Assistant Professor Jaya Wen considers teaching to be an expression of her creative energy, and sees the rituals she undertakes prior to class as tools to marshal that energy on demand. “The deep puzzle of both research and teaching is how you can get into the zone in a creative way and be able to do that at, say, 9:10 am on Tuesday when you have to show up to class,” says Wen.
She’s learned over time that waking early, beating traffic, getting a coffee and a bite to eat at Spangler, and “hermiting” herself in her office for a few hours allows her to arrive in class ready to teach and engage in discussion. “I speed read the entire case, consult my teaching plan, think about every source of interesting tension that I can get into—I basically load everything into working memory,” she says.

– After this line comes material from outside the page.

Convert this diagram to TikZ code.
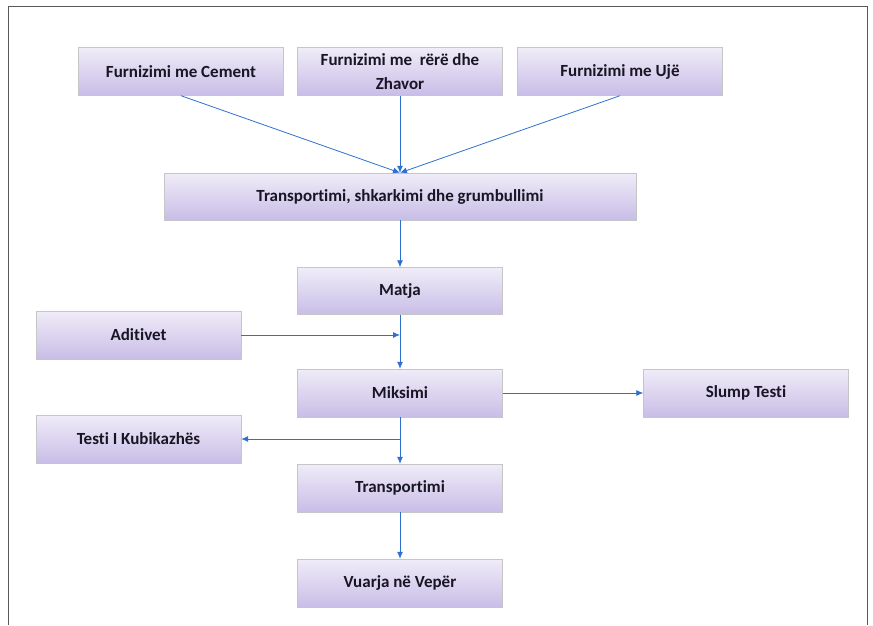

Fifteen minutes before walking into class she memorizes the names of students whose voices she wants in the conversation. “For me, it’s setting the intention and getting my mind and body working together as one. Ritual is very important. When I invest in those rituals, I tend to have a better workday.”
Wen’s background as a competitive debater has shaped her approach to learning and teaching—leading a case discussion is ultimately trying to create a debate rooted in the facts and integrating multiple perspectives.
“Part of why case teaching is so challenging is because you really have to master the substance and all of the logistics beforehand. Once you’re in the classroom it’s all instinct, and the way you can hone your instinct to be good enough is to be really, really prepared. So that’s my strategy.”